Fees and expenses payable by the Investing Pool are charged regardless of profitability and may result in a depletion of its assets.

The Investing Pool is subject to the fees and expenses described in this prospectus, which are payable irrespective of profitability. These fees and expenses include an allocation to the Manager that will accrue daily at an annualized rate equal to [ · ]% of the net asset value of the Investing Pool and will be payable by the Investing Pool monthly in arrears.

The price you receive upon the sale of your Shares may be less than their NAV.

Shares may trade at, above or below their NAV. The NAV will fluctuate with changes in the market value of the Investing Pool’s assets. The trading prices of Shares will fluctuate in accordance with changes in NAV, intraday changes in the value of the CERFs and market supply and demand. The amount of the discount or premium in the trading price of the Shares relative to their NAV may be influenced by non-concurrent trading hours between the New York Stock Exchange, on which the Shares trade, the CME, on which CERFs trade, and the principal commodities markets on which the future contracts in the GS Livestock-ER trade. While the Shares will trade on the New York Stock Exchange until 4:15 P.M., New York City time, liquidity in the markets for the CERFs trading on the CME and for the underlying commodities in the GS Livestock-ER will be reduced after the close of the principal markets for those contracts (normally 1:40 P.M., Chicago time, for the CERFs). As a result, trading spreads, and the resulting premium or discount on Shares, may widen during this “gap” in market trading hours.

The Trust is not obligated to pay periodic distributions or dividends to Shareholders.

Interest or other income received with respect to the Trust’s assets may be used to acquire additional CERFs or, in the discretion of the Sponsor, distributed to the Shareholders. The Trust will not be obligated, however, to make any distributions to Shareholders at any time prior to the dissolution of the Trust.

The Trust could be liquidated at a time when the disposition of its interests will result in losses to investors in Shares.

If, at any time, any of the events described under “Description of the Shares, the Trust Agreement and the Investing Pool Agreement—Amendment and Dissolution” occurs, the Trustee or, if applicable, the Shareholders may prompt the Trust’s dissolution.

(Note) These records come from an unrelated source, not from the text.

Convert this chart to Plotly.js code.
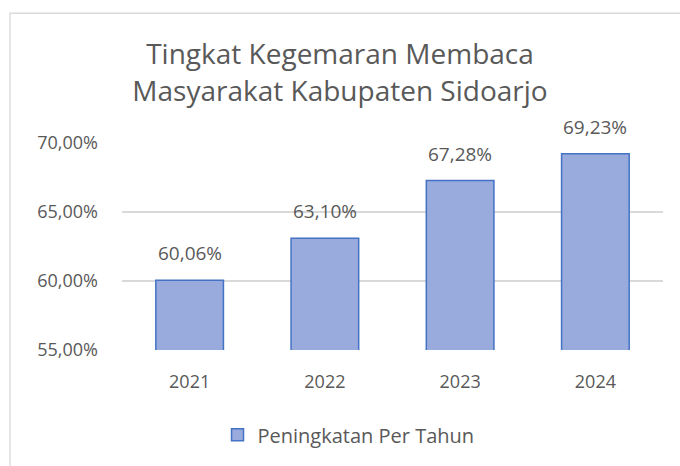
<!DOCTYPE html>
<html><head><meta charset="utf-8">
<script src="https://cdn.plot.ly/plotly-3.0.1.min.js"></script>
<style>html,body{margin:0;padding:0;background:#fff;}#chart{width:680px;height:466px;}</style>
</head><body><div id="chart"></div>
<script>
const years = ['2021','2022','2023','2024'];
const values = [60.06, 63.10, 67.28, 69.23];
const labels = ['60,06%','63,10%','67,28%','69,23%'];
const yTickVals = [55, 60, 65, 70];
const yTickText = ['55,00%','60,00%','65,00%','70,00%'];
const seriesName = 'Peningkatan Per Tahun';
const titleText = 'Tingkat Kegemaran Membaca<br>Masyarakat Kabupaten Sidoarjo';

const W = 680, H = 466;
const m = {l:122, r:17, t:143, b:114};
const pw = W - m.l - m.r, ph = H - m.t - m.b;
const font = '"Open Sans", sans-serif';
const txt = '#595959';

const trace = {
  type:'bar', x:years, y:values, name:seriesName,
  marker:{color:'#99aadc', line:{color:'#4472c4', width:1.5}},
  width:0.5, showlegend:true, hoverinfo:'skip'
};
const annotations = years.map((yr, i) => ({
  x: i, y: values[i], xref:'x', yref:'y', text: labels[i], showarrow:false,
  yanchor:'bottom', yshift:12, font:{family:font, size:19, color:txt}
}));
const layout = {
  width:W, height:H, margin:m,
  paper_bgcolor:'#fff', plot_bgcolor:'#fff',
  title:{text:titleText, font:{family:font, size:28, color:txt}, x:0.5, xanchor:'center', y:0.862, yanchor:'middle'},
  xaxis:{type:'category', range:[-0.5, years.length-0.5], showgrid:false, showline:false, ticks:'', tickfont:{family:font, size:18, color:txt}, ticklabelstandoff:19},
  yaxis:{range:[55,70], tickvals:yTickVals, ticktext:yTickText, showgrid:true, gridcolor:'#d9d9d9', gridwidth:1.3, zeroline:false, showline:false, ticks:'', tickfont:{family:font, size:18, color:txt}, ticklabelstandoff:23},
  showlegend:true,
  legend:{orientation:'h', x:0.4187, xanchor:'center', y:-0.41, yanchor:'middle', font:{family:font, size:20, color:txt}, itemwidth:30},
  annotations: annotations,
  shapes:[{type:'rect', xref:'paper', yref:'paper', x0:(10-m.l)/pw, x1:(W+5-m.l)/pw, y0:-(H+5-m.t-ph)/ph, y1:1+(m.t-12)/ph, line:{color:'#d9d9d9', width:1.3}, layer:'below'}],
  bargap:0.5
};
Plotly.newPlot('chart',[trace],layout,{displayModeBar:false, staticPlot:true});
</script></body></html>
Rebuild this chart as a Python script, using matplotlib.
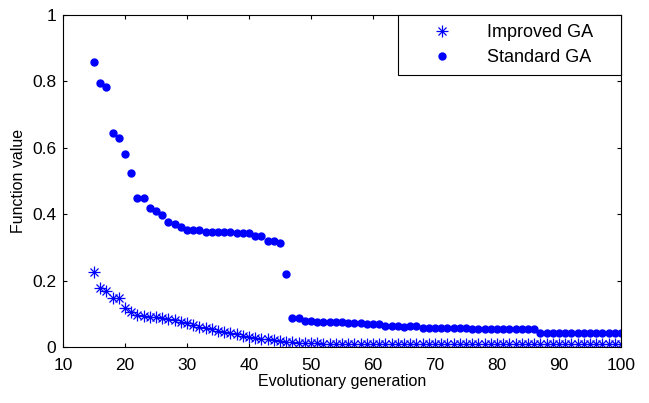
import numpy as np
import matplotlib
matplotlib.use("Agg")
import matplotlib.pyplot as plt

plt.rcParams['font.family'] = ['Liberation Sans', 'DejaVu Sans']

generations = list(range(15, 101))

improved_ga = [
    0.225, 0.177, 0.169, 0.149, 0.147, 0.117, 0.106, 0.097, 0.093, 0.090,
    0.089, 0.087, 0.084, 0.080, 0.075, 0.071, 0.066, 0.061, 0.056, 0.053,
    0.049, 0.045, 0.042, 0.038, 0.034, 0.031, 0.028, 0.025, 0.023, 0.020,
    0.018, 0.016, 0.014, 0.013, 0.012, 0.011, 0.011, 0.010, 0.010, 0.010,
    0.010, 0.010, 0.010, 0.010, 0.010, 0.009, 0.009, 0.009, 0.009, 0.009,
    0.009, 0.009, 0.009, 0.009, 0.009, 0.009, 0.009, 0.009, 0.009, 0.009,
    0.008, 0.008, 0.008, 0.008, 0.008, 0.008, 0.008, 0.008, 0.008, 0.008,
    0.008, 0.008, 0.008, 0.008, 0.008, 0.008, 0.008, 0.008, 0.008, 0.008,
    0.008, 0.008, 0.008, 0.008, 0.008, 0.008,
]

standard_ga = [
    0.859, 0.794, 0.784, 0.643, 0.630, 0.582, 0.525, 0.449, 0.449, 0.419,
    0.409, 0.397, 0.375, 0.369, 0.361, 0.352, 0.352, 0.352, 0.347, 0.347,
    0.347, 0.347, 0.347, 0.343, 0.343, 0.343, 0.335, 0.335, 0.320, 0.320,
    0.313, 0.220, 0.088, 0.088, 0.078, 0.078, 0.076, 0.076, 0.074, 0.074,
    0.074, 0.072, 0.072, 0.072, 0.068, 0.068, 0.068, 0.063, 0.063, 0.063,
    0.060, 0.063, 0.063, 0.058, 0.058, 0.058, 0.058, 0.058, 0.058, 0.058,
    0.058, 0.053, 0.053, 0.053, 0.053, 0.053, 0.053, 0.053, 0.053, 0.053,
    0.053, 0.053, 0.043, 0.043, 0.043, 0.043, 0.043, 0.043, 0.043, 0.043,
    0.043, 0.043, 0.043, 0.043, 0.043, 0.043,
]

legend_labels = ['Improved GA', 'Standard GA']

blue = (0, 0, 1)

fig = plt.figure(figsize=(6.49, 4.03), dpi=100)
ax = fig.add_axes([0.097, 0.139, 0.860, 0.824])

# MATLAB-style asterisk = plus + cross overlaid
p1, = ax.plot(generations, improved_ga, linestyle='none', marker='+',
              markersize=8.5, markeredgecolor=blue, markeredgewidth=0.9)
p2, = ax.plot(generations, improved_ga, linestyle='none', marker='x',
              markersize=6, markeredgecolor=blue, markeredgewidth=0.9)
s1, = ax.plot(generations, standard_ga, linestyle='none', marker='o',
              markersize=5, color=blue)

ax.set_xlim(10, 100)
ax.set_ylim(0, 1)
ax.set_xticks(range(10, 101, 10))
ax.set_yticks([0, 0.2, 0.4, 0.6, 0.8, 1])
ax.set_yticklabels(['0', '0.2', '0.4', '0.6', '0.8', '1'])
ax.tick_params(direction='in', top=True, right=True, labelsize=12.5, length=3)
ax.tick_params(axis='x', pad=8)
ax.tick_params(axis='y', pad=5)
for s in ax.spines.values():
    s.set_linewidth(0.8)

ax.set_xlabel('Evolutionary generation', fontsize=11.5, labelpad=1)
ax.set_ylabel('Function value', fontsize=11.5, labelpad=4)

# trailing spaces widen the box to the right like the original legend
leg = ax.legend([(p1, p2), s1], [t + '    ' for t in legend_labels],
                loc='upper right', fontsize=13, fancybox=False, framealpha=1,
                edgecolor='black', borderaxespad=0, handletextpad=0.6,
                handlelength=3.8, borderpad=0.5, labelspacing=0.45)
leg.get_frame().set_linewidth(0.8)

fig.savefig('out.png', dpi=100)
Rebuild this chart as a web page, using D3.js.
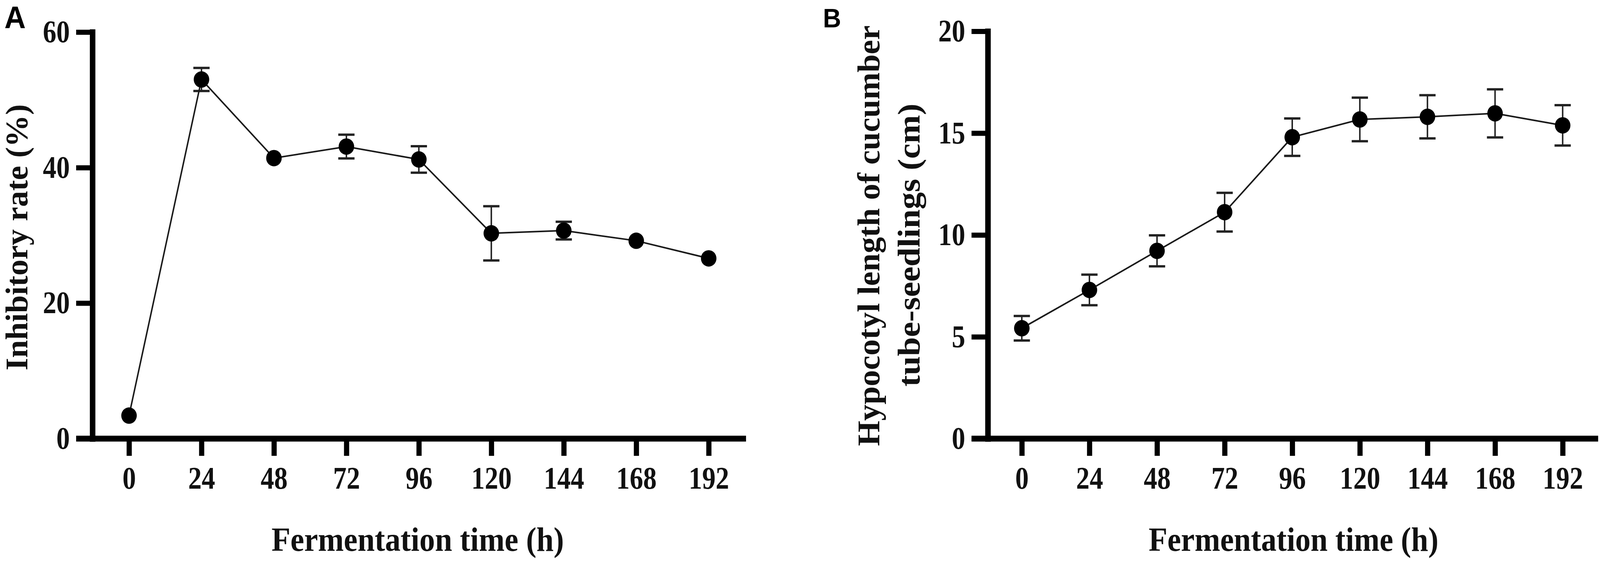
<!DOCTYPE html>
<html lang="en">
<head>
  <meta charset="UTF-8" />
  <title>Fermentation time course</title>
  <style>
    html, body {
      margin: 0;
      padding: 0;
      overflow: hidden;
      background: #fff;
    }
    svg {
      display: block;
      width: 100vw;
      height: 100vh;
    }
    .tick text, .title {
      font-family: "Liberation Serif", "Times New Roman", serif;
      font-weight: bold;
      fill: #111;
    }
    .panel-label {
      font-family: "Liberation Sans", Arial, sans-serif;
      font-weight: bold;
      fill: #000;
    }
  </style>
</head>
<body>
  <svg viewBox="0 0 4328 1435" preserveAspectRatio="none"></svg>

  <script src="https://cdnjs.cloudflare.com/ajax/libs/d3/7.8.5/d3.min.js"></script>
  <script>
    // Data
    const hours = [0, 24, 48, 72, 96, 120, 144, 168, 192];

    // Panel A: inhibitory rate (%)
    const inhibMean = [3.4, 53.0, 41.4, 43.1, 41.2, 30.3, 30.7, 29.2, 26.6];
    const inhibErr  = [0.4, 1.7, 0.4, 1.75, 1.95, 4.0, 1.3, 0.4, 0.4];
    const inhibTicks = [0, 20, 40, 60];

    // Panel B: hypocotyl length (cm)
    const hypoMean = [5.42, 7.3, 9.22, 11.12, 14.8, 15.67, 15.8, 15.97, 15.38];
    const hypoErr  = [0.6, 0.75, 0.76, 0.95, 0.92, 1.07, 1.06, 1.18, 0.99];
    const hypoTicks = [0, 5, 10, 15, 20];

    const svg = d3.select("svg");

    const tickFont = 80;
    const digitW = 36.5;   // the figure's type is a little condensed
    const titleFont = 86;
    const tickLen = 44;
    const r = 21;

    function condense(sel) {
      sel.attr("textLength", function() { return this.textContent.length * digitW; })
        .attr("lengthAdjust", "spacingAndGlyphs");
    }

    function drawPanel(opt) {
      const g = svg.append("g");

      const x = d3.scaleLinear().domain([0, 192]).range(opt.xRange);
      const y = d3.scaleLinear().domain(opt.yDomain).range([1122, opt.yTop]);

      // y axis
      const yAxis = g.append("g")
        .attr("transform", `translate(${opt.axisX},0)`)
        .call(d3.axisLeft(y)
          .tickValues(opt.yTicks)
          .tickSize(tickLen)
          .tickSizeOuter(0)
          .tickPadding(17));
      yAxis.select(".domain")
        .attr("stroke", "#000")
        .attr("stroke-width", 15)
        .attr("stroke-linecap", "square");
      yAxis.selectAll(".tick line")
        .attr("stroke", "#000")
        .attr("stroke-width", 13);
      yAxis.selectAll(".tick text")
        .attr("font-size", tickFont)
        .call(condense);

      // x axis
      const xAxis = g.append("g")
        .attr("transform", `translate(0,${y(0)})`)
        .call(d3.axisBottom(x)
          .tickValues(hours)
          .tickSize(tickLen)
          .tickSizeOuter(0)
          .tickPadding(27));
      xAxis.select(".domain").remove();
      xAxis.append("line")
        .attr("x1", opt.axisX - tickLen)
        .attr("x2", opt.xEnd)
        .attr("stroke", "#000")
        .attr("stroke-width", 15);
      xAxis.selectAll(".tick line")
        .attr("stroke", "#000")
        .attr("stroke-width", 14);
      xAxis.selectAll(".tick text")
        .attr("font-size", tickFont)
        .call(condense);

      const pts = hours.map((h, i) => ({ h, m: opt.mean[i], e: opt.err[i] }));

      // error bars (hidden when inside the symbol)
      const bars = g.append("g")
        .attr("stroke", "#222")
        .attr("stroke-width", 4)
        .selectAll("g")
        .data(pts.filter(d => y(d.m) - y(d.m + d.e) > r))
        .join("g");
      bars.append("line")
        .attr("x1", d => x(d.h)).attr("x2", d => x(d.h))
        .attr("y1", d => y(d.m + d.e)).attr("y2", d => y(d.m - d.e));
      bars.append("line")
        .attr("x1", d => x(d.h) - 22).attr("x2", d => x(d.h) + 22)
        .attr("y1", d => y(d.m + d.e)).attr("y2", d => y(d.m + d.e))
        .attr("stroke-width", 6);
      bars.append("line")
        .attr("x1", d => x(d.h) - 22).attr("x2", d => x(d.h) + 22)
        .attr("y1", d => y(d.m - d.e)).attr("y2", d => y(d.m - d.e))
        .attr("stroke-width", 6);

      // connecting line
      g.append("path")
        .datum(pts)
        .attr("fill", "none")
        .attr("stroke", "#1a1a1a")
        .attr("stroke-width", 4)
        .attr("d", d3.line().x(d => x(d.h)).y(d => y(d.m)));

      // markers
      g.append("g")
        .selectAll("circle")
        .data(pts)
        .join("circle")
        .attr("cx", d => x(d.h))
        .attr("cy", d => y(d.m))
        .attr("r", r)
        .attr("fill", "#000");

      // x title
      g.append("text")
        .attr("class", "title")
        .attr("x", opt.xTitleX)
        .attr("y", 1409)
        .attr("text-anchor", "middle")
        .attr("font-size", titleFont)
        .attr("textLength", opt.xTitleLen)
        .attr("lengthAdjust", "spacingAndGlyphs")
        .text("Fermentation time (h)");

      // y title (one or two lines)
      opt.yTitle.forEach((t, i) => {
        g.append("text")
          .attr("class", "title")
          .attr("transform", `translate(${t.x},${t.y}) rotate(-90)`)
          .attr("text-anchor", "middle")
          .attr("font-size", titleFont)
          .attr("textLength", t.len)
          .attr("lengthAdjust", "spacingAndGlyphs")
          .text(t.text);
      });

      // panel letter
      g.append("text")
        .attr("class", "panel-label")
        .attr("x", opt.label.x)
        .attr("y", opt.label.y)
        .attr("font-size", opt.label.size)
        .text(opt.label.text);
    }

    drawPanel({
      xRange: [349, 1917],
      xEnd: 2018,
      axisX: 250,
      yDomain: [0, 60],
      yTop: 82,
      yTicks: inhibTicks,
      mean: inhibMean,
      err: inhibErr,
      xTitleX: 1130,
      xTitleLen: 791,
      yTitle: [{ text: "Inhibitory rate (%)", x: 74, y: 607, len: 681 }],
      label: { text: "A", x: 12, y: 72, size: 80 }
    });

    drawPanel({
      xRange: [2764, 4227],
      xEnd: 4323,
      axisX: 2672,
      yDomain: [0, 20],
      yTop: 80,
      yTicks: hypoTicks,
      mean: hypoMean,
      err: hypoErr,
      xTitleX: 3499,
      xTitleLen: 784,
      yTitle: [
        { text: "Hypocotyl length of cucumber", x: 2379, y: 603, len: 1076 },
        { text: "tube-seedlings (cm)", x: 2487, y: 627, len: 724 }
      ],
      label: { text: "B", x: 2226, y: 70, size: 68 }
    });
  </script>
</body>
</html>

Upon dissolution of the Trust, the Trust will redeem its holdings in Investing Pool Interests, and the Investing Pool will sell the CERFs and securities received in the amount necessary to cover all expenses of liquidation and to pay any outstanding liabilities of the Trust. The remaining assets will be distributed among investors surrendering Shares. Any property remaining in the possession of the Trustee after ninety days may be sold by the Trustee, and the proceeds of the sale will be held by the Trustee until claimed by any remaining Shareholders. Sales of CERFs in connection with the liquidation of the Trust at a time of low prices will likely result in losses, or adversely affect your gains, on your investment in Shares.

The Manager has broad discretion to liquidate the Investing Pool at any time.

The Investing Pool Agreement provides the Manager with broad discretion to liquidate the Investing Pool at any time the Manager determines that liquidation of the Investing Pool is advisable. Liquidation of the Investing Pool will require the Trustee to dissolve the Trust and redeem your Shares. It cannot be predicted when or under what circumstances, if any, the Manager would use this discretion to liquidate the Investing Pool. Any such liquidation may occur at a time when you are suffering a loss on your investment in the Shares and may upset the overall maturity and timing of your investment portfolio.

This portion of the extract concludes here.